Les récits de Portland ou de Belo Horizonte ne sont que deux toutes petites pièces d’un grand puzzle qui s’est assemblé à Barcelone en fin de semaine. Des représentants de plus de 150 villes dans le monde, de Vancouver à Philadelphie, de Valparaiso à Naples, y ont participé, tous animés de la même conviction : c’est par le municipalisme qu’il est aujourd’hui possible de construire des alternatives, pour le dire vite, au capitalisme financier et aux droites extrêmes. « Alors que les États échouent à répondre aux principaux défis internationaux, nous devons être, depuis les villes, une alternative », a lancé Ada Colau vendredi soir, en ouverture du sommet, devant un millier de personnes réunies sur l’une des places de la vieille ville. Si les États se révèlent « très lents et bureaucratiques, rongés par une concurrence les uns envers les autres qui les paralysent », à l’inverse, les villes « travaillent en réseaux », de manière souple, pour répondre aux urgences, a-t-elle poursuivi. Lors d’un échange avec la maire de Madrid Manuela Carmena, elle a plaidé pour une « alliance internationale des villes », sur des thématiques précises, comme l’accueil des migrants, ou la lutte contre le réchauffement climatique (voir la vidéo ci-dessous).

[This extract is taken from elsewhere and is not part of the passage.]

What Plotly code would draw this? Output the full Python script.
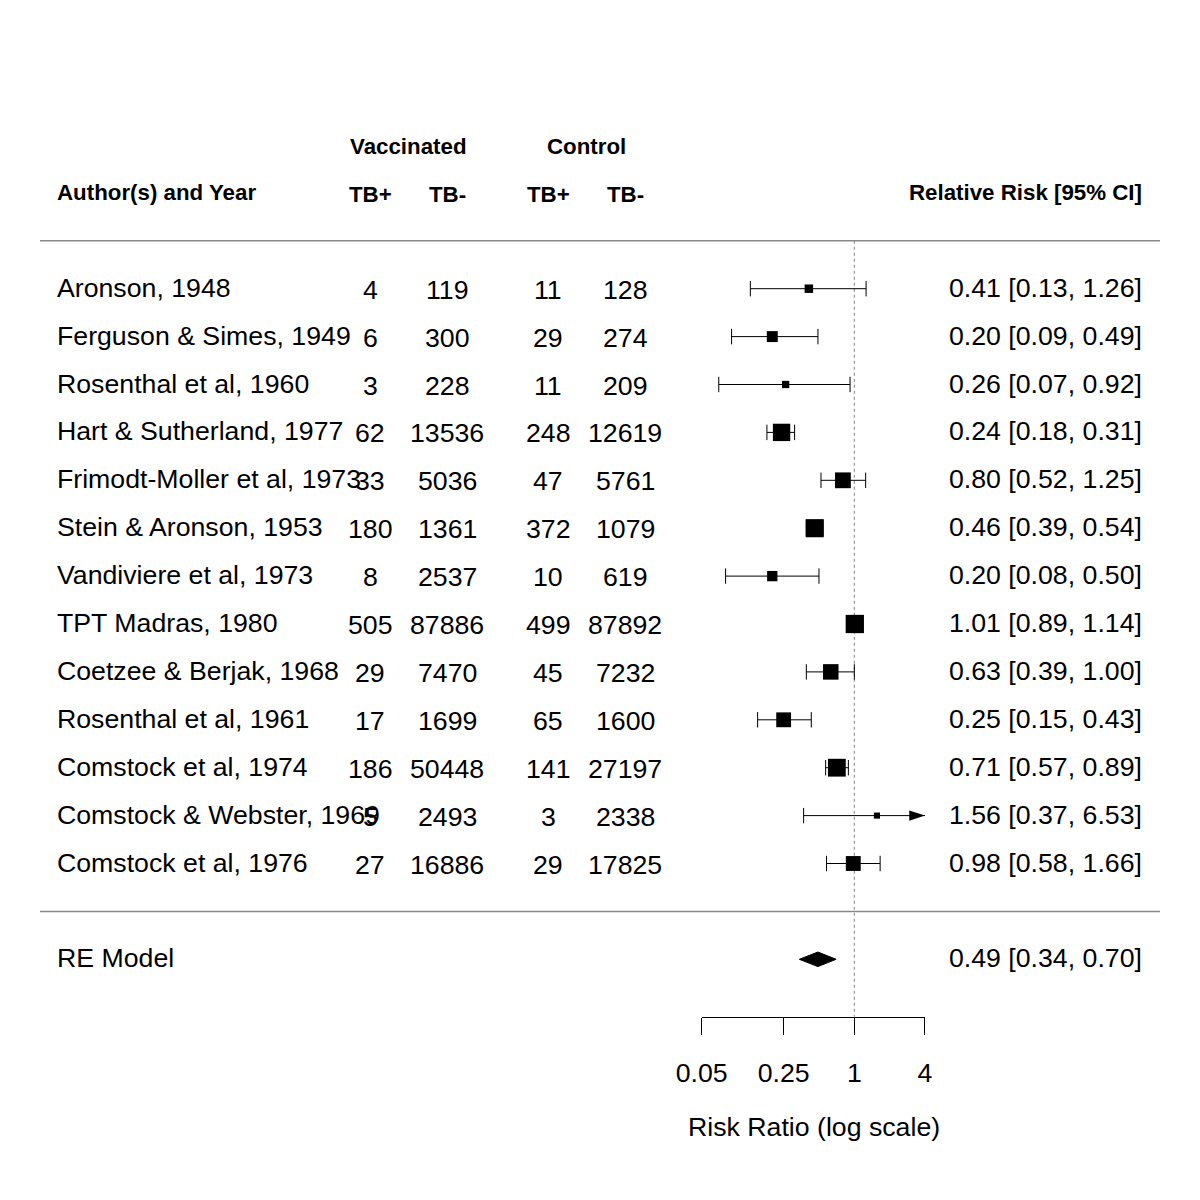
import numpy as np
import plotly.graph_objects as go

# ---------------- data ----------------
authors = ["Aronson, 1948", "Ferguson & Simes, 1949", "Rosenthal et al, 1960",
           "Hart & Sutherland, 1977", "Frimodt-Moller et al, 1973", "Stein & Aronson, 1953",
           "Vandiviere et al, 1973", "TPT Madras, 1980", "Coetzee & Berjak, 1968",
           "Rosenthal et al, 1961", "Comstock et al, 1974", "Comstock & Webster, 1969",
           "Comstock et al, 1976"]
vacc_pos = [4, 6, 3, 62, 33, 180, 8, 505, 29, 17, 186, 5, 27]
vacc_neg = [119, 300, 228, 13536, 5036, 1361, 2537, 87886, 7470, 1699, 50448, 2493, 16886]
ctrl_pos = [11, 29, 11, 248, 47, 372, 10, 499, 45, 65, 141, 3, 29]
ctrl_neg = [128, 274, 209, 12619, 5761, 1079, 619, 87892, 7232, 1600, 27197, 2338, 17825]
rr = [0.41, 0.20, 0.26, 0.24, 0.80, 0.46, 0.20, 1.01, 0.63, 0.25, 0.71, 1.56, 0.98]
ci_low = [0.13, 0.09, 0.07, 0.18, 0.52, 0.39, 0.08, 0.89, 0.39, 0.15, 0.57, 0.37, 0.58]
ci_high = [1.26, 0.49, 0.92, 0.31, 1.25, 0.54, 0.50, 1.14, 1.00, 0.43, 0.89, 6.53, 1.66]
weights = [5.06, 6.36, 4.44, 9.70, 8.87, 10.10, 6.03, 10.19, 8.74, 8.37, 9.93, 3.82, 8.40]
re_label = "RE Model"
re_est, re_low, re_high = 0.49, 0.34, 0.70
tick_vals = [0.05, 0.25, 1, 4]
tick_text = ["0.05", "0.25", "1", "4"]
col_headers = ["TB+", "TB-", "TB+", "TB-"]
group_headers = ["Vaccinated", "Control"]

# ---------------- geometry / style ----------------
W = H = 1200
OFF = 8                     # page body margin
PX_PER_LN = 50.96           # pixels per natural-log unit
X_REF_PX = 854.3 - OFF      # pixel of RR = 1
ROW_PX = 47.9               # pixels per row
ROW0_PX = 911.4 - OFF       # pixel of row 0
FONT = "Liberation Sans, Arial, Helvetica, sans-serif"
FS = 26.7
FS_HEAD = 22.3
PAD = 3                     # annotation inner padding compensation

k = len(authors)
rows = list(range(k, 0, -1))
alim = (tick_vals[0], tick_vals[-1])

x_range = [(-X_REF_PX / PX_PER_LN) / np.log(10), ((W - X_REF_PX) / PX_PER_LN) / np.log(10)]
y_range = [(ROW0_PX - H) / ROW_PX, ROW0_PX / ROW_PX]
axis_px = 1016.7 - OFF
axis_row = (ROW0_PX - axis_px) / ROW_PX

def px(xp):
    return (xp - OFF) / W

fig = go.Figure()

# reference line at RR = 1
fig.add_trace(go.Scatter(x=[1, 1], y=[k + 1, axis_row], mode="lines",
                         line=dict(color="#808080", width=1, dash="dot"),
                         hoverinfo="skip", showlegend=False))

# CI lines
lx, ly = [], []
for lo, hi, r in zip(ci_low, ci_high, rows):
    lx += [max(lo, alim[0]), min(hi, alim[1]), None]
    ly += [r, r, None]
fig.add_trace(go.Scatter(x=lx, y=ly, mode="lines", line=dict(color="black", width=1),
                         hoverinfo="skip", showlegend=False))

# caps
cx, cy = [], []
for lo, hi, r in zip(ci_low, ci_high, rows):
    if lo >= alim[0]:
        cx.append(lo); cy.append(r)
    if hi <= alim[1]:
        cx.append(hi); cy.append(r)
fig.add_trace(go.Scatter(x=cx, y=cy, mode="markers",
                         marker=dict(symbol="line-ns", size=11, opacity=1,
                                     line=dict(color="black", width=1)),
                         hoverinfo="skip", showlegend=False))

# arrows for truncated CIs
ax_, ay_ = [], []
for hi, r in zip(ci_high, rows):
    if hi > alim[1]:
        ax_.append(alim[1]); ay_.append(r)
fig.add_trace(go.Scatter(x=ax_, y=ay_, mode="markers",
                         marker=dict(symbol="arrow", angle=90, size=16.5, color="black", opacity=1,
                                     line=dict(width=0)),
                         hoverinfo="skip", showlegend=False))

# squares sized by weight
w = np.array(weights)
psize = 0.5 + (w - w.min()) / (w.max() - w.min())
fig.add_trace(go.Scatter(x=rr, y=rows, mode="markers",
                         marker=dict(symbol="square", size=12.2 * psize, color="black", opacity=1,
                                     line=dict(width=0)),
                         hoverinfo="skip", showlegend=False))

# summary diamond
dh = 0.152
fig.add_trace(go.Scatter(x=[re_low, re_est, re_high, re_est, re_low],
                         y=[-1, -1 + dh, -1, -1 - dh, -1], mode="lines", fill="toself",
                         fillcolor="black", line=dict(color="black", width=1, simplify=False),
                         hoverinfo="skip", showlegend=False))

# dummy trace on the visible axis subplot
fig.add_trace(go.Scatter(x=[1], y=[0], xaxis="x2", yaxis="y2", mode="markers",
                         marker=dict(opacity=0), hoverinfo="skip", showlegend=False))

ann = []
def txt(x, y, t, anchor="left", size=FS, bold=False, yshift=0):
    xs = {"left": -PAD, "right": PAD, "center": 0}[anchor]
    ann.append(dict(x=x, y=y, xref="paper", yref="y", text=f"<b>{t}</b>" if bold else t,
                    showarrow=False, xanchor=anchor, yanchor="middle", yshift=yshift, xshift=xs,
                    font=dict(family=FONT, size=size, color="black")))

col_x = [370, 447, 548, 625]
for name, a, b, c, d, e, lo, hi, r in zip(authors, vacc_pos, vacc_neg, ctrl_pos, ctrl_neg,
                                          rr, ci_low, ci_high, rows):
    txt(px(58), r, name, yshift=1)
    for val, cxp in zip([a, b, c, d], col_x):
        txt(px(cxp), r, str(val), anchor="center", yshift=-1)
    txt(px(1141), r, f"{e:.2f} [{lo:.2f}, {hi:.2f}]", anchor="right", yshift=1)

txt(px(58), -1, re_label, yshift=1)
txt(px(1141), -1, f"{re_est:.2f} [{re_low:.2f}, {re_high:.2f}]", anchor="right", yshift=1)

txt(px(58), k + 2, "Author(s) and Year", size=FS_HEAD, bold=True)
for h_, cxp in zip(col_headers, col_x):
    txt(px(cxp), k + 2, h_, anchor="center", size=FS_HEAD, bold=True, yshift=-2)
txt(px(1141), k + 2, "Relative Risk [95% CI]", anchor="right", size=FS_HEAD, bold=True)
for g, (c1, c2) in zip(group_headers, [(col_x[0], col_x[1]), (col_x[2], col_x[3])]):
    txt(px((c1 + c2) / 2), k + 3, g, anchor="center", size=FS_HEAD, bold=True, yshift=-1)

# axis title
ann.append(dict(x=px((702 + 925.3) / 2), y=(ROW0_PX - (1127 - OFF)) / ROW_PX, xref="paper", yref="y",
                text="Risk Ratio (log scale)", showarrow=False, xanchor="center",
                yanchor="middle", font=dict(family=FONT, size=FS, color="black")))

shapes = []
for r in [k + 1, 0]:
    shapes.append(dict(type="line", xref="paper", yref="y", x0=px(40), x1=px(1160), y0=r, y1=r,
                       line=dict(color="#888888", width=1.5)))

ax_dom = [(X_REF_PX + PX_PER_LN * np.log(alim[0])) / W, (X_REF_PX + PX_PER_LN * np.log(alim[1])) / W]
ax_pos = (H - axis_px) / H

fig.update_layout(
    width=W, height=H, margin=dict(l=0, r=0, t=0, b=0, pad=0, autoexpand=False),
    paper_bgcolor="white", plot_bgcolor="rgba(0,0,0,0)",
    showlegend=False, annotations=ann, shapes=shapes,
    xaxis=dict(type="log", range=x_range, visible=False, domain=[0, 1], automargin=False),
    yaxis=dict(range=y_range, visible=False, domain=[0, 1], automargin=False),
    xaxis2=dict(type="log", domain=ax_dom, range=[np.log10(alim[0]), np.log10(alim[1])],
                anchor="y2", showline=True, linecolor="black", linewidth=1,
                ticks="outside", ticklen=17, tickwidth=1, tickcolor="black",
                tickvals=tick_vals, ticktext=tick_text, showgrid=False, zeroline=False,
                automargin=False,
                tickfont=dict(family=FONT, size=FS, color="black"), ticklabelstandoff=15),
    yaxis2=dict(domain=[ax_pos, ax_pos + 0.002], anchor="x2", showline=False, showgrid=False,
                zeroline=False, showticklabels=False, ticks="", automargin=False),
    font=dict(family=FONT),
)

fig.write_html("out.html")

« Le municipalisme, c’est le pouvoir local. C’est l’auto-organisation. Nous voulons récupérer la souveraineté qui a été volée aux citoyens, pour proposer ensemble une nouvelle forme d’habiter dans la ville », s’est enthousiasmé de son côté le Chilien Jorge Sharp, le maire de Valparaiso. Issu des mouvements étudiants, il fut, à 32 ans, l’une des vedettes de la fin de semaine (lire son entretien à Mediapart). Seul élu français convié au rassemblement public vendredi soir, le maire de Grenoble Éric Piolle a exhorté à « collaborer davantage entre les villes, pour bousculer l’agenda » imposé par les États, avant de vanter l’interdiction de la publicité dans l’espace public mise en place dans sa ville.

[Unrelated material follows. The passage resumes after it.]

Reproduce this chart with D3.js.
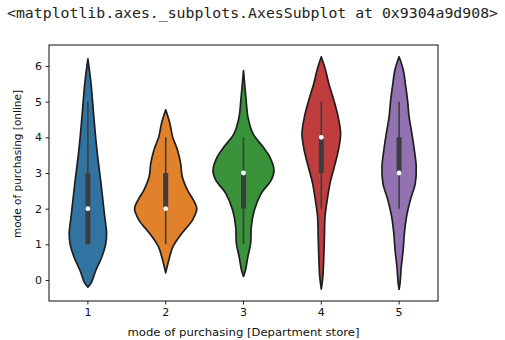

À l’initiative de la commission internationale de « Barcelone en commun » (une structure indépendante de la mairie), le sommet des « villes sans peur » avait donc pour vocation d’ouvrir grand les horizons. Comme les expériences similaires aux « mairies rebelles » espagnoles sont quasi inexistantes en Europe (à l’exception, peut-être, de la mairie de Naples), il a fallu aller chercher des soutiens ailleurs. À commencer par les États-Unis, où le « droit à la ville » structure la politique municipale depuis des décennies, et où les mouvements grassroots sont nombreux. Le maire de Berkeley, en Californie, tout comme des élus de Philadelphie, New York, Jackson (Mississippi) ou Portland, ont fait le déplacement, tous préoccupés par la manière de s’opposer depuis le local à la présidence Trump.